Video ships with audio. A USB interface and clean monitors help you mix dialogue and music without guesswork. Keep a set of closed‑back headphones on hand to catch hums and clicks during late‑night edits.

Connectivity And Expandability

Gaming cases and boards are flexible. Look for four DIMM slots, at least two M.2 sockets, and enough PCIe lanes for a GPU plus an I/O card. Ten‑gig Ethernet saves time on shared storage. For laptops, pick two USB‑C ports and a full‑size SD reader.

Quick Spec Targets For Smooth Editing

The table below gives one‑glance targets that map common workloads to parts. Treat these as guardrails, not hard rules.

Workload CPU & RAM GPU & Storage
Social 1080p, light grades 8 cores, 16–32GB 8GB GPU; SATA/NVMe SSD
Mirrorless 4K, basic color 12 cores, 32–64GB 12GB GPU; Gen4 NVMe
4K multicam, mixed codecs 16 cores, 64GB 16GB GPU; dual NVMe
6K RAW, heavy NR 16–24 cores, 96GB+ 20GB+ GPU; NVMe RAID
8K finishing, AI tools 24+ cores, 128GB+ 24–48GB GPU; NVMe RAID

Buying Tips To Avoid Common Bottlenecks

  • Don’t cheap out on the motherboard; weak VRM design can choke boosts.
  • Pick a power supply with generous headroom and a quiet fan curve.
  • Favor cases with wide front intakes. Hot rigs throttle and get loud.
  • Keep OS, cache, and active media on SSDs. Move archives to HDDs or NAS.
  • Aim for 32GB VRAM only if you grade at 8K or stack heavy nodes; most editors won’t tap it.
  • If your app uses Quick Sync or NVENC, pick a CPU/GPU that has the right block.
  • For laptops, prefer models with two SSD bays and user‑replaceable RAM.
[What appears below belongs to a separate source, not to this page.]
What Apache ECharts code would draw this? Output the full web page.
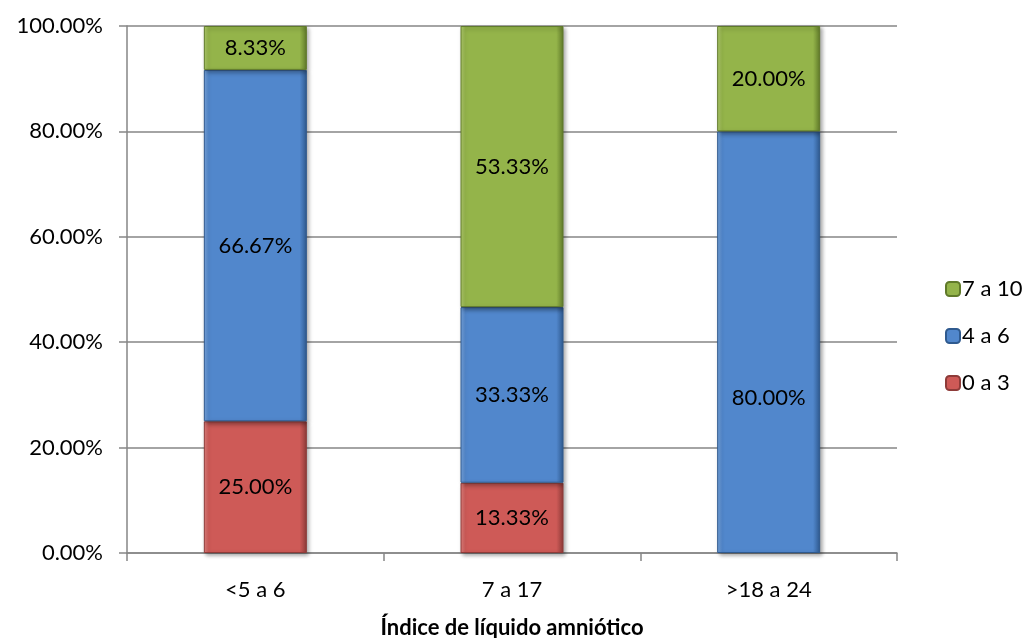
<!DOCTYPE html>
<html>
<head>
<meta charset="utf-8">
<script src="https://cdn.jsdelivr.net/npm/echarts@6/dist/echarts.min.js"></script>
<style>
  html, body { margin: 0; padding: 0; background: #fff; }
  #chart { width: 1029px; height: 638px; }
</style>
</head>
<body>
<div id="chart"></div>
<script>
// Categories of amniotic fluid index and share of each score group (%)
const categories = ['<5 a 6', '7 a 17', '>18 a 24'];
const serie0a3 = [25.00, 13.33, 0];
const serie4a6 = [66.67, 33.33, 80.00];
const serie7a10 = [8.33, 53.33, 20.00];
const yTicks = [0, 20, 40, 60, 80, 100];

const FONT = 'Lato, "Open Sans", sans-serif';
const FS = 22;

// Soft bevelled fill: lighter left rim, darker right rim
function bevel(base, light, dark) {
  return {
    color: {
      type: 'linear', x: 0, y: 0, x2: 1, y2: 0,
      colorStops: [
        { offset: 0, color: light },
        { offset: 0.05, color: base },
        { offset: 0.93, color: base },
        { offset: 1, color: dark }
      ]
    },
    borderColor: dark,
    borderWidth: 1,
    shadowColor: 'rgba(0,0,0,0.35)',
    shadowBlur: 4,
    shadowOffsetX: 2,
    shadowOffsetY: 2
  };
}

// Empty segments are left out of the stack
const seg = arr => arr.map(v => (v > 0 ? v : '-'));

const label = {
  show: true,
  position: 'inside',
  color: '#000',
  fontFamily: FONT,
  fontSize: FS,
  formatter: p => p.value.toFixed(2) + '%'
};

const chart = echarts.init(document.getElementById('chart'));
chart.setOption({
  animation: false,
  textStyle: { fontFamily: FONT },
  grid: { left: 127, right: 132, top: 26, bottom: 85, containLabel: false, outerBoundsMode: 'none' },
  legend: {
    data: ['7 a 10', '4 a 6', '0 a 3'],
    orient: 'vertical',
    left: 940,
    top: 273,
    itemGap: 25,
    itemWidth: 14,
    itemHeight: 14,
    textStyle: { fontSize: FS, color: '#000', fontFamily: FONT, padding: [0, 0, 0, -3] }
  },
  xAxis: {
    type: 'category',
    data: categories,
    name: 'Índice de líquido amniótico',
    nameLocation: 'middle',
    nameGap: 64,
    nameTextStyle: { fontSize: FS, fontWeight: 'bold', color: '#000', fontFamily: FONT },
    axisLine: { lineStyle: { color: '#868686', width: 1.5 } },
    axisTick: { show: true, length: 8, lineStyle: { color: '#868686', width: 1.5 } },
    axisLabel: { fontSize: FS, color: '#000', margin: 26, fontFamily: FONT }
  },
  yAxis: {
    type: 'value',
    min: yTicks[0],
    max: yTicks[yTicks.length - 1],
    interval: 20,
    axisLine: { show: true, lineStyle: { color: '#868686', width: 1.5 } },
    axisTick: { show: true, length: 8, lineStyle: { color: '#868686', width: 1.5 } },
    splitLine: { lineStyle: { color: '#868686', width: 1.5 } },
    axisLabel: {
      fontSize: FS, color: '#000', margin: 24, fontFamily: FONT,
      formatter: v => v.toFixed(2) + '%'
    }
  },
  series: [
    {
      name: '0 a 3', type: 'bar', stack: 'total', barWidth: 103,
      data: seg(serie0a3),
      itemStyle: bevel('#CE5A57', '#E58380', '#8E3B39'),
      label: label
    },
    {
      name: '4 a 6', type: 'bar', stack: 'total', barWidth: 103,
      data: seg(serie4a6).map((v, i) => i === 2 ? { value: v, label: { offset: [0, 56] } } : v),
      itemStyle: bevel('#5187CC', '#7AA8E2', '#2F5A8F'),
      label: label
    },
    {
      name: '7 a 10', type: 'bar', stack: 'total', barWidth: 103,
      data: seg(serie7a10),
      itemStyle: bevel('#94B44A', '#B3CF6E', '#607A2A'),
      label: label
    }
  ]
});
</script>
</body>
</html>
When A Workstation Makes More Sense

Some shops need ECC memory, pro drivers, SDI monitoring, and certified plugins. If your clients demand strict delivery paths, or you must match color across rooms, a workstation tier build brings steadier long‑term behavior and bigger VRAM options. That said, many agencies ship paid work each week from gaming towers without any drama.

Setup Tweaks That Pay Off

  • Install the Studio‑grade GPU driver branch when available.
  • Turn on XMP/EXPO, set Windows to High Performance, and update chipset drivers.
  • In your NLE, set preview resolution to 1/2 or 1/4 for long‑GOP phone clips.
  • Generate proxies or optimized media before multicam sessions.
  • Place the cache on the fastest NVMe and point temp folders away from the OS drive.
  • Keep at least 15–20% free space on every SSD.
  • Update camera LUTs and monitor profiles on a schedule.
  • Close RGB utilities and launchers during edits; they waste CPU cycles.
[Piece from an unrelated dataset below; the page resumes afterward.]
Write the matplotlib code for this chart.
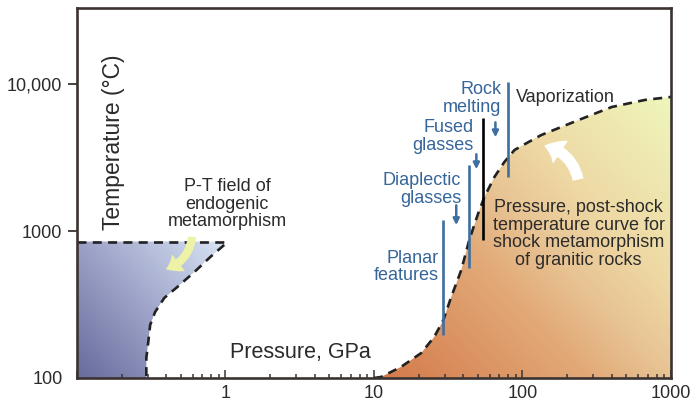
import numpy as np
import matplotlib
matplotlib.use("Agg")
import matplotlib.pyplot as plt
from matplotlib.colors import LinearSegmentedColormap
from matplotlib.patches import Polygon, FancyArrowPatch, ArrowStyle

plt.rcParams["font.family"] = ["Liberation Sans", "DejaVu Sans"]

INK = "#2b2b2b"
FRAME = "#3b3331"
BLUE_TXT = "#36659a"
BLUE_LN = "#3d6fa0"

# shock curve: pressure (GPa) vs post-shock temperature (C)
shock_p = [10, 11.15, 15.2, 20.8, 25.4, 29.3, 33.1, 38.7, 43.8, 50.4, 55.4, 64.7,
           75.5, 88.3, 110, 134, 183, 239, 399, 667, 1000]
shock_t = [100, 101.6, 119, 148, 190, 248, 356, 544, 871, 1330, 1710, 2340,
           2960, 3570, 4050, 4520, 5130, 5720, 7010, 7830, 8210]

# endogenic metamorphism field: top edge + right boundary
endo_top_p = [0.1, 1.07]
endo_top_t = [850, 850]
endo_p = [0.98, 0.79, 0.617, 0.474, 0.387, 0.336, 0.311, 0.302, 0.293, 0.293]
endo_t = [806, 667, 527, 417, 351, 282, 230, 176, 137, 100]

# shock-effect onset lines (pressure, T bottom, T top)
onset_p = [29.3, 43.8, 80.4]
onset_lo = [196, 561, 2340]
onset_hi = [1190, 2820, 10400]
melt_p, melt_lo, melt_hi = 54.5, 871, 5900

labels = ["Planar\nfeatures", "Diaplectic\nglasses", "Fused\nglasses", "Rock\nmelting"]
label_p = [27.1, 38.7, 46.7, 72]
label_t = [569, 1930, 4430, 8030]
arrow_p = [35.8, 48.9, 65.7]
arrow_t0 = [1500, 3340, 5510]
arrow_t1 = [1100, 2640, 4360]

fig = plt.figure(figsize=(6.93, 4.05), dpi=100)
ax = fig.add_axes([77 / 693, 27 / 405, 594 / 693, 370 / 405])
ax.set_xscale("log")
ax.set_yscale("log")
ax.set_xlim(0.1, 1000)
ax.set_ylim(100, 10 ** 4.52)
ax.set_autoscale_on(False)


def gradient_fill(verts, start, end, colors, z):
    poly = Polygon(verts, closed=True, transform=ax.transData,
                   facecolor="none", edgecolor="none")
    ax.add_patch(poly)
    n = 300
    xx, yy = np.meshgrid(np.linspace(0, 1, n), np.linspace(0, 1, n))
    w, h = 594, 370  # gradient computed in pixel-like space
    dx, dy = (end[0] - start[0]) * w, (end[1] - start[1]) * h
    t = ((xx - start[0]) * w * dx + (yy - start[1]) * h * dy) / (dx * dx + dy * dy)
    t = np.clip(t, 0, 1)
    cmap = LinearSegmentedColormap.from_list("g", colors)
    im = ax.imshow(t, cmap=cmap, vmin=0, vmax=1, extent=[0, 1, 0, 1],
                   transform=ax.transAxes, origin="lower", aspect="auto",
                   interpolation="bilinear", zorder=z)
    im.set_clip_path(poly)


# endogenic field (blue)
endo_verts = list(zip([0.1, 0.1, 1.0] + endo_p, [100, 850, 850] + endo_t))
gradient_fill(endo_verts, (0.0, 0.0), (0.26, 0.37),
              [(0, "#686b9c"), (0.5, "#a2a8cc"), (1, "#dbe7f6")], 1)

# shock field (orange -> yellow)
shock_verts = list(zip(shock_p + [1000], shock_t + [100]))
gradient_fill(shock_verts, (0.497, 0.0), (1.0, 0.76),
              [(0, "#d4784a"), (0.39, "#e2aa78"), (0.53, "#e8c393"),
               (0.68, "#eed8a4"), (1, "#eef6bb")], 1)

dash = (0, (3.4, 2.4))
ax.plot(shock_p, shock_t, color="#222222", lw=1.9, ls=dash, zorder=4)
ax.plot(endo_top_p, endo_top_t, color="#222222", lw=1.9, ls=dash, zorder=4)
ax.plot(endo_p, endo_t, color="#222222", lw=1.9, ls=dash, zorder=4)

for p, lo, hi in zip(onset_p, onset_lo, onset_hi):
    ax.plot([p, p], [lo, hi], color=BLUE_LN, lw=1.9, zorder=5, solid_capstyle="butt")
ax.plot([melt_p, melt_p], [melt_lo, melt_hi], color="black", lw=1.9, zorder=5,
        solid_capstyle="butt")

for s, p, t in zip(labels, label_p, label_t):
    ax.text(p, t, s, color=BLUE_TXT, fontsize=13, ha="right", va="center",
            multialignment="right", linespacing=1.05, zorder=6)

for p, t0, t1 in zip(arrow_p, arrow_t0, arrow_t1):
    ax.annotate("", xy=(p, t1), xytext=(p, t0),
                arrowprops=dict(arrowstyle="-|>", color=BLUE_LN, lw=1.8,
                                mutation_scale=9, shrinkA=0, shrinkB=0), zorder=6)

ax.text(91, 8160, "Vaporization", color=INK, fontsize=13, ha="left", va="center")
ax.text(239, 955, "Pressure, post-shock\ntemperature curve for\nshock metamorphism\nof granitic rocks",
        color=INK, fontsize=13, ha="center", va="center", linespacing=1.05, zorder=6)
ax.text(1.03, 1527, "P-T field of\nendogenic\nmetamorphism", color=INK, fontsize=13,
        ha="center", va="center", linespacing=1.05, zorder=6)
ax.text(3.21, 150, "Pressure, GPa", color=INK, fontsize=15.5, ha="center", va="center")
ax.text(0.061, 0.638, "Temperature (°C)", color=INK, fontsize=16.5, rotation=90,
        ha="center", va="center", transform=ax.transAxes)

ax.add_patch(FancyArrowPatch((239, 2150), (134, 3850), connectionstyle="arc3,rad=0.35",
                             arrowstyle=ArrowStyle.Simple(head_length=0.6, head_width=0.95,
                                                          tail_width=0.38),
                             mutation_scale=21, color="white", lw=0, zorder=6))
ax.add_patch(FancyArrowPatch((0.598, 955), (0.381, 543), connectionstyle="arc3,rad=-0.35",
                             arrowstyle=ArrowStyle.Simple(head_length=0.6, head_width=0.9,
                                                          tail_width=0.35),
                             mutation_scale=17, color="#eef2a6", lw=0, zorder=6))

# axes styling
for s in ax.spines.values():
    s.set_color(FRAME)
    s.set_linewidth(1.9)
    s.set_zorder(7)
ax.set_yticks([100, 1000, 10000])
ax.set_yticklabels(["100", "1000", "10,000"])
ax.yaxis.set_minor_locator(matplotlib.ticker.NullLocator())
ax.tick_params(axis="y", which="major", direction="out", length=6.5, width=1.3,
               color=FRAME, labelsize=13, labelcolor=INK, pad=4)
ax.yaxis.get_major_ticks()[0].tick1line.set_visible(False)
ax.set_xticks([0.1, 1, 10, 100, 1000])
ax.set_xticklabels(["", "1", "10", "100", "1000"])
ax.xaxis.set_minor_locator(matplotlib.ticker.LogLocator(base=10, subs=np.arange(2, 10)))
ax.xaxis.set_minor_formatter(matplotlib.ticker.NullFormatter())
ax.tick_params(axis="x", which="major", direction="in", length=5.5, width=1.1,
               color=FRAME, labelsize=13, labelcolor=INK, pad=5)
ax.tick_params(axis="x", which="minor", direction="in", length=3, width=1.1, color=FRAME)

fig.savefig("out.png", dpi=100)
Signs You’re CPU‑Bound Vs GPU‑Bound

  • CPU‑bound: Playback drops during multicam, audio stays fine, GPU load is low. Fix: raise preview resolution down a notch and transcode to intra‑frame.
  • GPU‑bound: Heavy grades stutter, scopes spike, GPU sits near 100%. Fix: turn on smart cache, reduce temporal NR, or step up a VRAM tier.
  • Disk‑bound: Jump cuts stall while the drive LED stays pegged. Fix: move media to a faster SSD or split cache and media onto separate drives.

Working With Common Cameras

  • Phones and mirrorless: H.264/HEVC is light on disk, heavy to decode. Hardware acceleration keeps these clips smooth.
  • DSLR/DSLM RAW: BRAW, R3D, and others scale across cores and the GPU. Faster cache and more RAM help scrub longer takes.
  • Action Cams And Drones: High frame rates push both CPU and GPU. Set timeline playback to 1/2 or use proxies while you cut.

Plugin And AI Features

Upscaling, denoise, relight, and tracking chew through VRAM and GPU cycles. Plan for a wider cooler and a roomy case; a quiet system helps you finish long sessions without fatigue.

Data Management And Backups

Use a simple folder map: PROJECTS/Client/Job/Footage, Audio, Stills, Exports. Name cards by date and camera. Keep at least two copies of anything you would hate to lose: a fast working set and an offline backup. Cloud sync is handy but does not replace a true backup.

Bottom Line On Buying

A well‑chosen gaming PC cuts video fast, saves money over boutique rigs, and scales with your skills. Pick parts for your codec and timeline, not just raw frames‑per‑second in games. With a balanced build, you’ll edit, grade, and export with confidence.